How I Built a Fully Automated News Aggregator That Actually Works.
Everyone’s talking about AI like it’s a magic box. Ask a question, get an answer, call it a day. But if you want to build something that actually runs without breaking, scales without drama, and doesn’t cost more than your rent — you need more than prompts. You need architecture.
Here’s what I built.
I run a fully autonomous AI-driven news aggregator. Every day, it pulls in 150–175 articles from Google and various RSS feeds. It scrapes full pages (with fallback logic to Node.js and Puppeteer when things get weird), deduplicates them in two stages — fast local similarity filtering using Levenshtein in Node.js, followed by semantic deduplication using GPT-4o-mini to catch paraphrased overlap and fluff.
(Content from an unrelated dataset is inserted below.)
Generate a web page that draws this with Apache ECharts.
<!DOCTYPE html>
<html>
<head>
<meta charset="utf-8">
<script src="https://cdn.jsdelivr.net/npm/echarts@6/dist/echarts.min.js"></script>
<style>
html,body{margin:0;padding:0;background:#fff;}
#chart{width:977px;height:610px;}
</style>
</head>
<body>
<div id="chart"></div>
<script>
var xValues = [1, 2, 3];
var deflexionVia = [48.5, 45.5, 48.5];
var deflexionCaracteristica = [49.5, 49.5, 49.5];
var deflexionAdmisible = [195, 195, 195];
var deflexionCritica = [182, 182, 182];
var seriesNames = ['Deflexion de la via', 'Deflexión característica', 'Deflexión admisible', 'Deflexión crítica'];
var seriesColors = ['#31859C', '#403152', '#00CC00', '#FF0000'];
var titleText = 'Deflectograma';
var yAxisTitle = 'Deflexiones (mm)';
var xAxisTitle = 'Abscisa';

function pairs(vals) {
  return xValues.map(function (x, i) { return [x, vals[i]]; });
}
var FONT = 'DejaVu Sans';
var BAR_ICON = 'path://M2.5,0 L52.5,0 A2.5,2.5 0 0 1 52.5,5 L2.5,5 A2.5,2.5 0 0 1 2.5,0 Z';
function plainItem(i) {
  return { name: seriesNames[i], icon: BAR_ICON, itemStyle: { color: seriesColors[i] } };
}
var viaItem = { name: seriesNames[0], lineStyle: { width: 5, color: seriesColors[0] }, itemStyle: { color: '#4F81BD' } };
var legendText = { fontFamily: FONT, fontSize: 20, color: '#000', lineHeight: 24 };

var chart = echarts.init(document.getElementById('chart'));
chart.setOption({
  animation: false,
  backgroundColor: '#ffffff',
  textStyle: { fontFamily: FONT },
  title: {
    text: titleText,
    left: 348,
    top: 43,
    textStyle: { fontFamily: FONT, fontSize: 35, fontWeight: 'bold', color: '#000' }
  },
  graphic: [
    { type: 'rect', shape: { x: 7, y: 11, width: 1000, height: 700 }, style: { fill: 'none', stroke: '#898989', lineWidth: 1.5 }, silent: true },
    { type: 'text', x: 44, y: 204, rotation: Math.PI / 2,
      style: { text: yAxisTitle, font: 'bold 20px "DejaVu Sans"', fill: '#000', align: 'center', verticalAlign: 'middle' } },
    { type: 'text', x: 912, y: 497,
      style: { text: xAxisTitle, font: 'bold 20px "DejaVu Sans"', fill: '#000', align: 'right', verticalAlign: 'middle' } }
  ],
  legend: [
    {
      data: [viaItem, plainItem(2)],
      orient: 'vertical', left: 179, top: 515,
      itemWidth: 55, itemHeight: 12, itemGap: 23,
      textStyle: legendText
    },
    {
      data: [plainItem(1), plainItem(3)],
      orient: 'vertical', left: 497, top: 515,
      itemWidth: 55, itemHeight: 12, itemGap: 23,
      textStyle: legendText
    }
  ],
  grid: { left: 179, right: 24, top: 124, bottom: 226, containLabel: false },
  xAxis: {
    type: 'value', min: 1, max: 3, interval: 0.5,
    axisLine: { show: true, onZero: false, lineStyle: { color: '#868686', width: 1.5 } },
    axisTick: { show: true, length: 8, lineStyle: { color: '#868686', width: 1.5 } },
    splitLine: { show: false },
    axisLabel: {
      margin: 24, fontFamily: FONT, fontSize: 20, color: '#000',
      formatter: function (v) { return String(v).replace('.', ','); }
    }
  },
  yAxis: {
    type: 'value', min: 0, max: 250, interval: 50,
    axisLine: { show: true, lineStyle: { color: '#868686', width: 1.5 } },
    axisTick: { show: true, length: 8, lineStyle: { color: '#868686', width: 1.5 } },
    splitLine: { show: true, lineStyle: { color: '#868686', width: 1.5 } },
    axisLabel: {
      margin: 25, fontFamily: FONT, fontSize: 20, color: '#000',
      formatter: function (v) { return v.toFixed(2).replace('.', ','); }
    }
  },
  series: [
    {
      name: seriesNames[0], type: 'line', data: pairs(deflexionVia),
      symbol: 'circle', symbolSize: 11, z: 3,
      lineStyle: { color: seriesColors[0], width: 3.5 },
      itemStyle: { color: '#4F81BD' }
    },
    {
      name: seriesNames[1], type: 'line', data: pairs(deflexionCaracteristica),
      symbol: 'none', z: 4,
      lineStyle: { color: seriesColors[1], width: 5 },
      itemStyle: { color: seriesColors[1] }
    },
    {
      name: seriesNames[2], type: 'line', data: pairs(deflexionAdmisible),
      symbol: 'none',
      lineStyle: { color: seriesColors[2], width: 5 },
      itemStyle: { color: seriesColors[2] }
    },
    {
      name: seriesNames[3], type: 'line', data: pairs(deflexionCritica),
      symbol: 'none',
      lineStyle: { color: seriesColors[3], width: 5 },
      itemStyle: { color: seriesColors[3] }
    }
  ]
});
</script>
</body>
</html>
Each article is summarized using GPT-4.1, because that model gives the cleanest, most coherent extracts — even if it’s a bit pricier. Then, each summary is scored for importance using GPT-4o — cheaper, faster, and more than good enough for classification tasks.
Only articles above a certain threshold make the cut. Those get pushed to WordPress with a symbolic image generated by DALL·E 3, themed to the content. Every component writes to a central MariaDB database, which acts as the system’s source of truth. Each stage moves data forward in a controlled, restartable flow — with full fallback handling and zero need to rerun the whole thing when something fails.
This isn’t a bunch of prompts duct-taped together. It’s a layered, resilient automation system — and every layer uses the right tool for the job.
Not the cheapest model.
Not the most hyped model.
The one that fits the task.
Models used as of May 2025:
Summarization needs precision? Use GPT-4.1
Deduplication in AI? Use gpt-4o-mini
Scoring needs speed? Use 4o
Image needs visual flair? Use DALL·E 3.
Scraping needs fallback? Use code, not hope.
That’s the difference between playing with AI and actually engineering it.
The whole thing costs around $20–25/month to run. It publishes 10–20 articles a day, entirely unsupervised, and if something breaks, I can restart at any step with zero data loss.
So next time someone shows off their “AI pipeline,” ask them this:
-
Are you using the right model, or just the cheapest one?
-
Can your system recover from failure without a human?
-
Is it a toy, or is it an actual layer in your stack?
AI isn’t magic. It’s tools, tuned for purpose, arranged with intent.